If you need specific values you might want to try changing the speed of the interface : choosing between 10/100/1000 should be easy for BaseTX interfaces, while 100/1000 Mbps SFPs exist for the SFP-based ones.

Also, it's strongly recommended that you disable port speed autonegotiation when you attach an output policy map to a 10/100/1000 port, to prevent the port from autonegotiating to a rate that would make the output policy map invalid.

Keep in mind that ME-3400E (the new enhanced version of ME-3400) implements a improved version of Egress Shaping Granularity, which uses a simpler linear formula. It's 64 Kbps for the class-based shaper and 100/500/1000 Kbps for the 10/100/1000 Mbps port-based shaper (100 Kbps for 10 Mbps ports, 500 Kbps for 100 Mbps ports, 1000 Kbps for 1000 Mbps ports).

Cisco bug report for those who do not have access to Cisco:

ME3400 - inconsistent rate for hw shaper when queue-limit is changed CSCsz52950

Description

Symptom:

If the queue-limit is configured on a policy-map with a shaper attached the suggested configurabale rate gets changed.

policy-map test-shaper
 class class-default
    shape average 35000000

lan-me3400-1(config-pmap-c)#int g0/11
lan-me3400-1(config-if)#service-policy output test-shaper
QoS: Configuration failed.  The configured rate 35000000 bps is not achievable in hw within 1% of configuration.
        Closest value(s) are: 36000000 bps, 33333344 bps

Error using the default 160 packet queue [EXPECTED MESSAGE DUE TO GRANULARITY - THIS IS NOT THE BUG]
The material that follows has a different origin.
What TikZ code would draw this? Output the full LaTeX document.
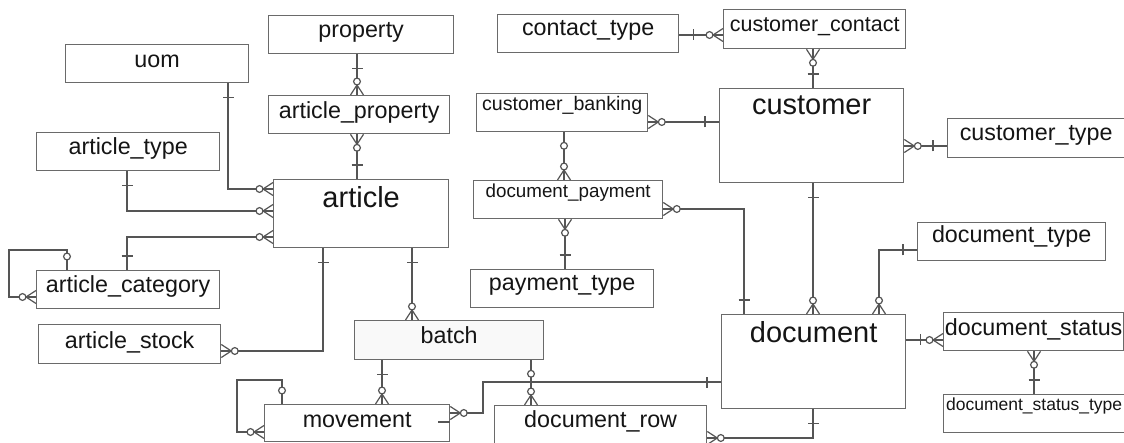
\documentclass[tikz,border=0pt]{standalone}
\usepackage{fontspec}
\setmainfont{Liberation Sans}
\definecolor{boxc}{HTML}{6A6A6A}
\definecolor{linec}{HTML}{555555}
\definecolor{txtc}{HTML}{151515}
\definecolor{batchc}{HTML}{F9F9F9}
\tikzset{
  ent/.style={draw=boxc, line width=1.3pt, fill=white, inner sep=0pt, anchor=north west,
    align=center, text=txtc, font=\fontsize{23.3}{25}\selectfont},
  big/.style={font=\fontsize{29}{31}\selectfont},
  wh/.style n args={4}{minimum width=#1pt, text width=#1pt, minimum height=#2pt,
    text height=#3pt, text depth=#4pt},
  conn/.style={draw=linec, line width=1.2pt},
  erone/.pic={\draw[conn] (14,-5.5)--(14,5.5);},
  erzone/.pic={\draw[conn,fill=white] (13.5,0) circle[radius=3.4pt];},
  ermany/.pic={\draw[conn,line join=miter] (0,-6.5)--(10,0)--(0,6.5);
    \draw[conn,fill=white] (13.5,0) circle[radius=3.4pt];},
}
\begin{document}
\begin{tikzpicture}[x=1pt,y=-1pt]
\useasboundingbox (0,0) rectangle (1124,443);
\fill[white] (0,0) rectangle (1124,443);
\clip (0,0) rectangle (1124,443);

% entities
\node[ent, wh={185}{38}{22}{16}] (prop) at (268,15) {property};
\node[ent, wh={183}{38}{23}{15}] (uom) at (65,44) {uom};
\node[ent, wh={181}{38}{23}{15}] (artprop) at (268,95) {article\_property};
\node[ent, wh={183}{38}{22}{16}] (arttype) at (36,132) {article\_type};
\node[ent, big, wh={175}{68}{28}{40}] (art) at (273,179) {article};
\node[ent, wh={183}{38}{22}{16}] (artcat) at (36,270) {article\_category};
\node[ent, wh={182}{39}{24}{15}] (artstock) at (38,324) {article\_stock};
\node[ent, fill=batchc, wh={189}{39}{23}{16}] (batch) at (354,320) {batch};
\node[ent, wh={185}{37}{23}{14}] (mov) at (264,404) {movement};
\node[ent, wh={212}{42}{22}{20}] (docrow) at (494,405) {document\_row};
\node[ent, wh={181}{38}{21}{17}] (ctype) at (497,14) {contact\_type};
\node[ent, font=\fontsize{21.5}{23}\selectfont, wh={182}{39}{22}{17}] (ccont) at (723,9) {customer\_contact};
\node[ent, big, wh={184}{94}{26}{68}] (cust) at (719,88) {customer};
\node[ent, wh={177}{39}{22}{17}] (custtype) at (947,118) {customer\_type};
\node[ent, font=\fontsize{19.6}{21}\selectfont, wh={171}{38}{17}{21}] (cbank) at (476,93) {customer\_banking};
\node[ent, font=\fontsize{18.8}{20}\selectfont, wh={189}{38}{17}{21}] (dpay) at (473,180) {document\_payment};
\node[ent, wh={183}{38}{21}{17}] (ptype) at (470,269) {payment\_type};
\node[ent, wh={188}{38}{20}{18}] (dtype) at (917,222) {document\_type};
\node[ent, big, wh={184}{94}{28}{66}] (doc) at (721,314) {document};
\node[ent, wh={180}{38}{23}{15}] (dstat) at (943,312) {document\_status};
\node[ent, font=\fontsize{17.5}{19}\selectfont, wh={181}{38}{16}{22}] (dstype) at (943,394) {document\_status\_type};

% connectors
\draw[conn] (prop.south -| 357,0) -- (artprop.north -| 357,0);
\pic[rotate=-90] at (prop.south -| 357,0) {erone};
\pic[rotate=90] at (artprop.north -| 357,0) {ermany};

\draw[conn] (artprop.south -| 357,0) -- (art.north -| 357,0);
\pic[rotate=-90] at (artprop.south -| 357,0) {ermany};
\pic[rotate=90] at (art.north -| 357,0) {erone};

\draw[conn] (uom.south -| 228,0) |- (art.west |- 0,189);
\pic[rotate=-90] at (uom.south -| 228,0) {erone};
\pic[rotate=180] at (art.west |- 0,189) {ermany};

\draw[conn] (arttype.south -| 127,0) |- (art.west |- 0,211);
\pic[rotate=-90] at (arttype.south -| 127,0) {erone};
\pic[rotate=180] at (art.west |- 0,211) {ermany};

\draw[conn] (artcat.north -| 127,0) |- (art.west |- 0,237);
\pic[rotate=90] at (artcat.north -| 127,0) {erone};
\pic[rotate=180] at (art.west |- 0,237) {ermany};

\draw[conn] (artcat.north -| 67,0) -- (67,250) -- (9,250) -- (9,297) -- (artcat.west |- 0,297);
\pic[rotate=90] at (artcat.north -| 67,0) {erzone};
\pic[rotate=180] at (artcat.west |- 0,297) {ermany};

\draw[conn] (art.south -| 323,0) |- (artstock.east |- 0,351);
\pic[rotate=-90] at (art.south -| 323,0) {erone};
\pic at (artstock.east |- 0,351) {ermany};

\draw[conn] (art.south -| 412,0) -- (batch.north -| 412,0);
\pic[rotate=-90] at (art.south -| 412,0) {erone};
\pic[rotate=90] at (batch.north -| 412,0) {ermany};

\draw[conn] (batch.south -| 382,0) -- (mov.north -| 382,0);
\pic[rotate=-90] at (batch.south -| 382,0) {erone};
\pic[rotate=90] at (mov.north -| 382,0) {ermany};

\draw[conn] (mov.north -| 282,0) -- (282,380) -- (237,380) -- (237,432) -- (mov.west |- 0,432);
\pic[rotate=90] at (mov.north -| 282,0) {erzone};
\pic[rotate=180] at (mov.west |- 0,432) {ermany};
\draw[conn] (438,422) -- (mov.east |- 0,422);

\draw[conn] (mov.east |- 0,413) -- (483,413) -- (483,382) -- (doc.west |- 0,382);
\pic at (mov.east |- 0,413) {ermany};
\pic[rotate=180] at (doc.west |- 0,382) {erone};

\draw[conn] (batch.south -| 531,0) -- (docrow.north -| 531,0);
\pic[rotate=-90] at (batch.south -| 531,0) {erzone};
\pic[rotate=90] at (docrow.north -| 531,0) {ermany};

\draw[conn] (doc.south -| 813,0) |- (docrow.east |- 0,438);
\pic[rotate=-90] at (doc.south -| 813,0) {erone};
\pic at (docrow.east |- 0,438) {ermany};

\draw[conn] (ctype.east |- 0,35) -- (ccont.west |- 0,35);
\pic at (ctype.east |- 0,35) {erone};
\pic[rotate=180] at (ccont.west |- 0,35) {ermany};

\draw[conn] (ccont.south -| 813,0) -- (cust.north -| 813,0);
\pic[rotate=-90] at (ccont.south -| 813,0) {ermany};
\pic[rotate=90] at (cust.north -| 813,0) {erone};

\draw[conn] (cbank.east |- 0,122) -- (cust.west |- 0,122);
\pic at (cbank.east |- 0,122) {ermany};
\pic[rotate=180] at (cust.west |- 0,122) {erone};

\draw[conn] (cust.east |- 0,146) -- (custtype.west |- 0,146);
\pic at (cust.east |- 0,146) {ermany};
\pic[rotate=180] at (custtype.west |- 0,146) {erone};

\draw[conn] (cust.south -| 813,0) -- (doc.north -| 813,0);
\pic[rotate=-90] at (cust.south -| 813,0) {erone};
\pic[rotate=90] at (doc.north -| 813,0) {ermany};

\draw[conn] (cbank.south -| 564,0) -- (dpay.north -| 564,0);
\pic[rotate=-90] at (cbank.south -| 564,0) {erzone};
\pic[rotate=90] at (dpay.north -| 564,0) {ermany};

\draw[conn] (dpay.east |- 0,209) -| (doc.north -| 744,0);
\pic at (dpay.east |- 0,209) {ermany};
\pic[rotate=90] at (doc.north -| 744,0) {erone};

\draw[conn] (dpay.south -| 565,0) -- (ptype.north -| 565,0);
\pic[rotate=-90] at (dpay.south -| 565,0) {ermany};
\pic[rotate=90] at (ptype.north -| 565,0) {erone};

\draw[conn] (dtype.west |- 0,250) -| (doc.north -| 879,0);
\pic[rotate=180] at (dtype.west |- 0,250) {erone};
\pic[rotate=90] at (doc.north -| 879,0) {ermany};

\draw[conn] (doc.east |- 0,340) -- (dstat.west |- 0,340);
\pic at (doc.east |- 0,340) {erone};
\pic[rotate=180] at (dstat.west |- 0,340) {ermany};

\draw[conn] (dstat.south -| 1034,0) -- (dstype.north -| 1034,0);
\pic[rotate=-90] at (dstat.south -| 1034,0) {ermany};
\pic[rotate=90] at (dstype.north -| 1034,0) {erone};
\end{tikzpicture}
\end{document}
========================================

Queue limit is changed to any value (therefore not to default any more)

policy-map test-shaper
 class class-default
    shape average 35000000
    queue-limit 200

lan-me3400-1(config-pmap-c)#int g0/11
lan-me3400-1(config-if)#
lan-me3400-1(config-if)#service-policy output test-shaper
QoS: Configuration failed.  The configured rate 35000000 bps is not achievable in hw within 1% of configuration.
        Closest value(s) are: 33333333 bps, 25000000 bps

Conditions:

Queue-limit is expressely defined.

Workaround:

Use the suggested value.

Further Problem Description:

The message is cosmetic as at hardware level there is no change when the queue-limit is configured.